Vicki Stavrou

Golden Daze

January 23 to February 6 2021

Vicki Stavrou understands the communicative power of colour - it functions as a visual language for her.  'I am always immersed in thinking about colour.  My main goal in painting is to find the most exciting and beautiful combinations that really sing,' Stavrou declares.  In speaking about the exhibition's title, Golden Daze, she relates that many of her paintings exude an affirmative, golden hue.  'And sometimes I do feel ‘heady' being so absorbed in the intensity of my colour choices.  Working full-time as an artist is living my dream and that too equates to golden days: Golden Daze.'  Incidentally, the brand of the paint medium Stavrou always uses is called Golden Acrylics.

Although based in the Byron hinterland, Stavrou regularly visits the coastal regions.  She describes how Wategos Beach in Byron Bay is the perfect place to experience the ocean's many moods and immerse oneself in nature.  'I love to paint Wategos.  It is such a rich warm beach with wonderful rock formations and an incredible vista out to Julian Rocks.'  Suffused in a pink radiance, Wategos Afterglow and Wategos Sunrise are beautiful works depicting this area.  However, these paintings take us beyond a defined sense of place in her distillation of the observed.  Traditional notions of perspective and light are in flux. An almost surrealistic serenity permeates the imagery.  The same compelling quality of stillness pervades Yellow Rain at Wategos.  'I wanted to try out a new colour palette for this scene,' Stavrou informs.  'The sky is an eerie yellow/grey.  Falling from the white cloud are raindrops rendered in fluorescent chartreuse.  Lots of Indian Yellow hue give the rocks a solid, luminous feel and contrasts vividly with the blue/green sea.'

Brunswick Heads is another favourite destination.  The works Pylon, Pier, Footbridge and Reconstruction reference two old bridges spanning the river there.  Stavrou tells she was attracted to the multiplicity of forms contained within those structures.  It's about finding beauty in the familiar.  The paintings again transcend a literal location in the abstract reconfiguration of the bridges' components.  Stavrou's delight is in the compositional dynamics of shape and colour across the picture plane.  'The other thing I love about painting these old bridges is illustrating the great contrast of moving sky or flowing water against the hard, flat surfaces of their construction.'

Byron Wetlands Bird 2 is an enigmatic, patchwork-like landscape that captures the nuances of a wetland precinct relatively close to the township.  'It's a very secluded, gated area usually only accessed by registered ‘bird-watchers'.  The tranquillity and peacefulness encountered there was extraordinary, the only sounds were those of birds and cicadas,' Stavrou discloses.  'This painting began as a plein air, watercolour experiment in a new colour palette.  'I had just wanted to get down a few impressions of the trees and waterways when a striking-looking bird appeared in the foreground!  The flowing, transparent colours gave a wonderful layering and so back in the studio I took advantage of those unusual, spontaneously made shapes to create an opaque, but equally rich rendition of my observations.'

A more formal approach invests Stavrou's paintings of houses.  'I've been drawn to creating images of houses ever since I was in primary school,' she imparts, 'but especially since viewing Howard Arkley's work.  'House with Leadlight and House with Awnings (selected and hung as a finalist in this year's Byron Art Prize) were inspired by actual dwellings she'd come across whilst driving through the country towns of Bangalow and Mullumbimby respectively.  Having a penchant for 'most things retro', they'd caught her attention.  Certain architectural and garden elements in each have been altered to enhance the picture.  Saturated colours and fluorescent highlights animate the abodes from a bygone era.

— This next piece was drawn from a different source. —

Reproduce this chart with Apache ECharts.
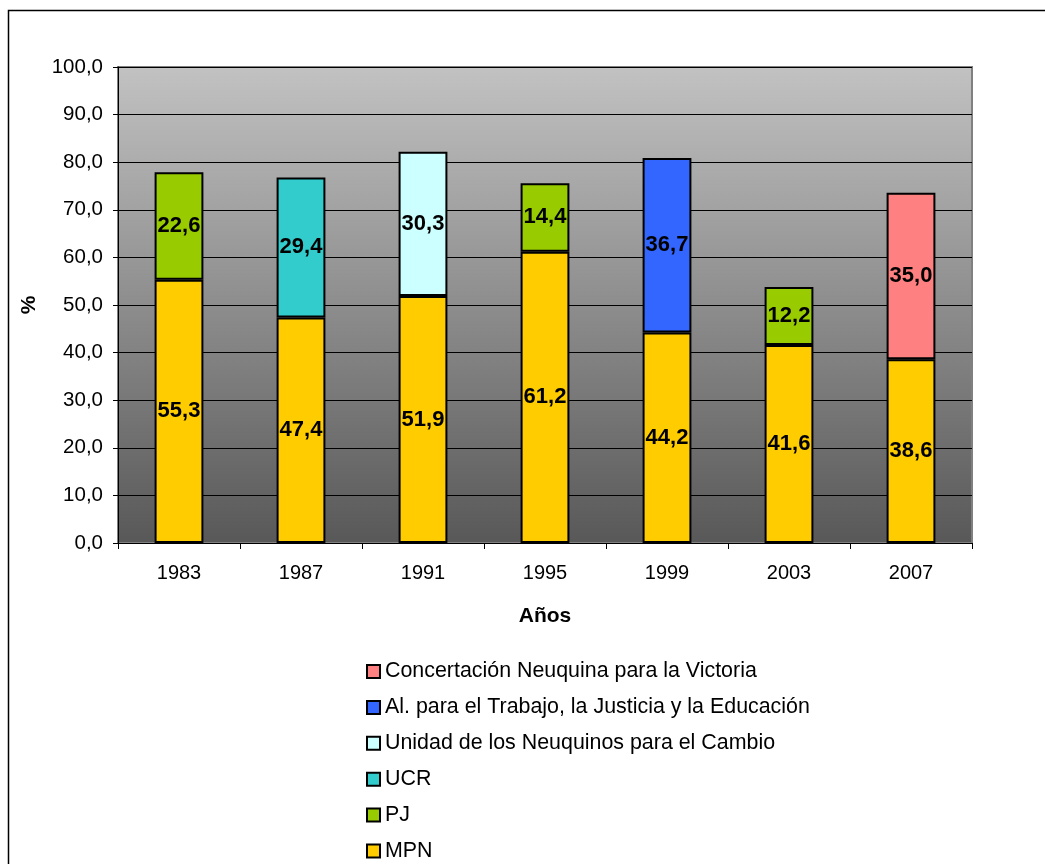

The Cactus Garden painting is presented hard-edged in simulation of the house's contemporary architecture.  Situated opposite a friend's home in Casuarina, it was the garden's extraordinary array of cacti that kindled her interest.  The plants' prickly, twisting forms were in such a marked contrast.  To emphasise their 'quirkiness' and give them resonance they are outlined in vivid fluorescent green.

Atypically, the Rosy Cliffs picture was not locally inspired but evolved from a little black and white photo she'd randomly come across.  'It just looked lovely with the stone houses perched on the cliffs and the tranquillity of the sea below.  The finished piece doesn't look much like the original photo now but it provided a good jumping off point for my warm-hued palette.'  The potency of Stavrou's works stems from her luminescent colours and remarkable organisation of visual relationships.  Her nonfigurative ‘colourscapes' possess an innate quietude that ushers the viewer into a heightened aesthetic domain.